Hartwig made nuanced selections to strengthen the plants. Extra large blooms required stems of steel—solid stakes of green to hold them up and support them. Flower petals had to be thick and stiff to handle overhead boom watering. Branching needed to start right from the bottom, generating lots of stems to fill the pot and cover the soil for a lush look gardeners associate with healthy plants.


Sunbeckias do a surprisingly good job at display work in the landscape. Their fast growth and strong over-the-top color gives them a bold pop at a distance.
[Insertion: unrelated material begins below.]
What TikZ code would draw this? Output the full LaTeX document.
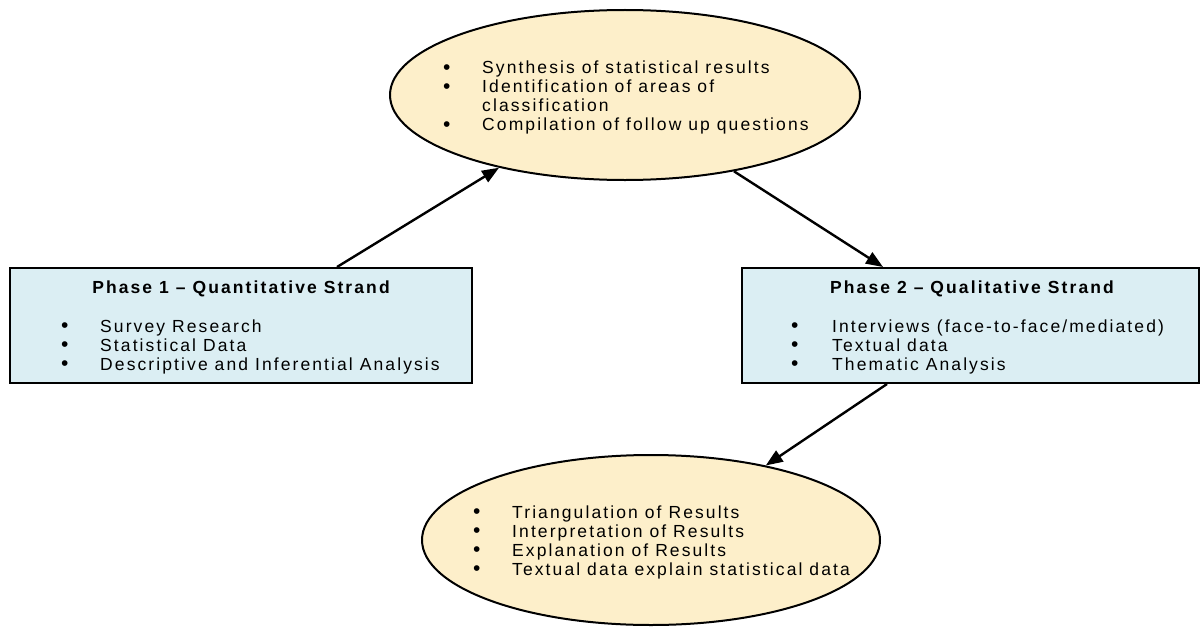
\documentclass[tikz,border=0pt]{standalone}
\usepackage{fontspec}
\setmainfont{Liberation Sans}[LetterSpace=12]
\usetikzlibrary{shapes.geometric,arrows.meta,calc}
\definecolor{cream}{RGB}{253,239,202}
\definecolor{paleblue}{RGB}{219,238,243}
% bullet set in a box of width \bulgap, so the item text starts at a fixed indent
\newlength\bulgap
\setlength\bulgap{39pt}
\newcommand\bul{\makebox[\bulgap][l]{\raisebox{-0.3pt}{\fontsize{21}{19}\selectfont •}}}
\begin{document}
\begin{tikzpicture}[x=1pt,y=-1pt,
  phase/.style={draw=black,line width=2pt,fill=paleblue,rectangle,inner sep=0pt,
    minimum width=462pt,minimum height=115pt},
  blob/.style={draw=black,line width=2pt,fill=cream,ellipse,inner sep=0pt},
  txt/.style={inner sep=0pt,font=\fontsize{17.5}{19}\selectfont},
  head/.style={inner sep=0pt,font=\fontsize{17.5}{19}\selectfont\bfseries},
  flow/.style={line width=2.4pt,-{Triangle[length=17pt,width=13pt]}}]
\useasboundingbox (0,0) rectangle (1201,626);

% shapes
\node[blob,minimum width=470pt,minimum height=170pt] (synth) at (625,95) {};
\node[phase] (quant) at (241,325.5) {};
\node[phase,minimum width=457pt] (qual) at (970.5,325.5) {};
\node[blob,minimum width=458pt,minimum height=170pt] (interp) at (651,540) {};

% texts
\node[txt,anchor=base west] (synthtxt) at (443,74) {\begin{tabular}[t]{@{}l@{}}
\bul Synthesis of statistical results\\
\bul Identification of areas of\\
\hspace*{\bulgap}classification\\
\bul Compilation of follow up questions
\end{tabular}};

\node[head,anchor=base] (quanttitle) at (241,293) {Phase 1 – Quantitative Strand};
\node[txt,anchor=base west] (quanttxt) at (61,332) {\begin{tabular}[t]{@{}l@{}}
\bul Survey Research\\
\bul Statistical Data\\
\bul Descriptive and Inferential Analysis
\end{tabular}};

\node[head,anchor=base] (qualtitle) at (972,293) {Phase 2 – Qualitative Strand};
\node[txt,anchor=base west] (qualtxt) at (791,332) {\setlength\bulgap{41pt}\begin{tabular}[t]{@{}l@{}}
\bul Interviews (face-to-face/mediated)\\
\bul Textual data\\
\bul Thematic Analysis
\end{tabular}};

\node[txt,anchor=base west] (interptxt) at (473,518) {\begin{tabular}[t]{@{}l@{}}
\bul Triangulation of Results\\
\bul Interpretation of Results\\
\bul Explanation of Results\\
\bul Textual data explain statistical data
\end{tabular}};

% connectors
\draw[flow] ([xshift=96pt]quant.north) -- (synth.210.9);
\draw[flow] (synth.325.5) -- ([xshift=-87.5pt]qual.north);
\draw[flow] ([xshift=-83.5pt]qual.south) -- (interp.33.7);
\end{tikzpicture}
\end{document}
Massive blooms and textural flower forms keep the display interesting for up close passersby.

Sunbeckia 'Scarlet'
with salvias and geraniums
Sunbeckia 'Caramel'
with coleus
Sunbeckia 'Maya'
at the CSU trials

Quirks to the North and South

Sunbeckias have an upside down quirk as well. North and south are flipped because the bloom is triggered by long day lengths. This means northern growers in Canada can start shipping blooming products much earlier than the rest of the continent.

At the same time, Sunbeckias are hardy as far north as zone 7. Southern professionals can plant them out as dramatic landscape displays in perennial beds, a big deal for resorts, hotel plazas, amusement parks, and other southern destinations where the vista is important.

Folks like Metrolina and Lucas are already doing their spins on the rudbeckia strategy, and other growers are picking up on the technique. As a result, ignition for early autumn sales doesn’t depend so heavily on the timing and health of chrysanthemums. Extending the autumn season earlier by shipping decor rudbeckia, then folding in the product line as a supplement to the chrysanthemum ramp-up is a good thing.


All the Sunbeckias are surprisingly sturdy when it comes to light frost. They have very fine fuzzy hairs that rise from the stems and petals. Dew forms on the tips of the hairs, away from the plant tissue, so frost crystals don't touch the cell walls. A warm spell in the sun snaps them back. Though a hard frost can still take them down, the blooms last fairly deep into autumn.